◆ **GIVEN PROBLEM**:
Pictures are not part of the copy. Retype the lines from the first one through the line that contains "import seaborn as sns".

##### RECORDED INFORMATION #####

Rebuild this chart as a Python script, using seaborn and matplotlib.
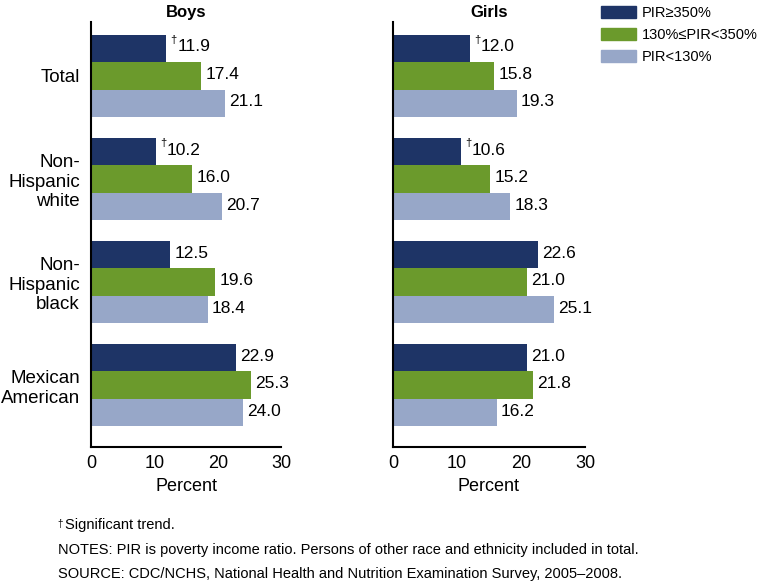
import pandas as pd
import matplotlib.pyplot as plt
import seaborn as sns

# Dados
grupos = ['Total', 'Non-\nHispanic\nwhite', 'Non-\nHispanic\nblack', 'Mexican\nAmerican']
renda = ['PIR≥350%', '130%≤PIR<350%', 'PIR<130%']
boys_alta = [11.9, 10.2, 12.5, 22.9]
boys_media = [17.4, 16.0, 19.6, 25.3]
boys_baixa = [21.1, 20.7, 18.4, 24.0]
girls_alta = [12.0, 10.6, 22.6, 21.0]
girls_media = [15.8, 15.2, 21.0, 21.8]
girls_baixa = [19.3, 18.3, 25.1, 16.2]
# tendência significativa (dagger) na barra PIR>=350%
boys_trend = [True, True, False, False]
girls_trend = [True, True, False, False]

cores = ['#1e3466', '#6b9a2c', '#97a7c8']

def montar(alta, media, baixa):
    linhas = []
    for serie, vals in zip(renda, [alta, media, baixa]):
        for g, v in zip(grupos, vals):
            linhas.append({'grupo': g, 'renda': serie, 'valor': v})
    return pd.DataFrame(linhas)

df_boys = montar(boys_alta, boys_media, boys_baixa)
df_girls = montar(girls_alta, girls_media, girls_baixa)

sns.set_style('white')
plt.rcParams['font.family'] = ['Liberation Sans', 'DejaVu Sans']
for chave in ['text.color', 'axes.labelcolor', 'xtick.color', 'ytick.color']:
    plt.rcParams[chave] = 'black'

fig = plt.figure(figsize=(7.61, 5.84), dpi=100)
ax1 = fig.add_axes([0.1196, 0.2346, 0.2497, 0.7274])
ax2 = fig.add_axes([0.5164, 0.2346, 0.2523, 0.7274], sharey=ax1)

for ax, df, titulo, trend in [(ax1, df_boys, 'Boys', boys_trend), (ax2, df_girls, 'Girls', girls_trend)]:
    sns.barplot(data=df, x='valor', y='grupo', hue='renda', hue_order=renda,
                palette=cores, orient='h', width=0.8, saturation=1, linewidth=0,
                legend=False, ax=ax)
    for i, cont in enumerate(ax.containers):
        for j, barra in enumerate(cont):
            v = barra.get_width()
            txt = f'{v:.1f}'
            y = barra.get_y() + barra.get_height() / 2
            if i == 0 and trend[j]:
                ax.annotate('†', (v, y), xytext=(3, 6), textcoords='offset points',
                            fontsize=8, va='center', ha='left')
                ax.annotate(txt, (v, y), xytext=(8, 1), textcoords='offset points',
                            fontsize=12.5, va='center', ha='left')
            else:
                ax.annotate(txt, (v, y), xytext=(3, 1), textcoords='offset points',
                            fontsize=12.5, va='center', ha='left')
    ax.set_xlim(0, 30)
    ax.set_ylim(3.6, -0.52)
    ax.set_xticks([0, 10, 20, 30])
    ax.set_xlabel('Percent', fontsize=13)
    ax.set_ylabel('')
    ax.set_title(titulo, fontsize=12, fontweight='bold', pad=4)
    ax.tick_params(axis='x', direction='in', length=9, width=1.5, labelsize=13, pad=6, color='black')
    ax.tick_params(axis='y', length=0, labelsize=13.5, pad=8)
    sns.despine(ax=ax)
    for lado in ['left', 'bottom']:
        ax.spines[lado].set_color('black')
        ax.spines[lado].set_linewidth(1.5)

ax2.tick_params(axis='y', labelleft=False)

handles = [plt.Rectangle((0, 0), 1, 1, color=c) for c in cores]
fig.legend(handles, renda, loc='upper left', bbox_to_anchor=(0.772, 1.012),
           frameon=False, fontsize=10.5, handlelength=2.4, handleheight=0.9,
           labelspacing=0.55, handletextpad=0.45)

fig.text(0.076, 0.098, '†', fontsize=7)
fig.text(0.086, 0.095, 'Significant trend.', fontsize=10.5)
fig.text(0.076, 0.052, 'NOTES: PIR is poverty income ratio. Persons of other race and ethnicity included in total.', fontsize=10.5)
fig.text(0.076, 0.010, 'SOURCE: CDC/NCHS, National Health and Nutrition Examination Survey, 2005–2008.', fontsize=10.5)

plt.savefig('out.png', dpi=100)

#####

◆ **ANSWER TO THE TASK**:
Rebuild this chart as a Python script, using seaborn and matplotlib.
import pandas as pd
import matplotlib.pyplot as plt
import seaborn as sns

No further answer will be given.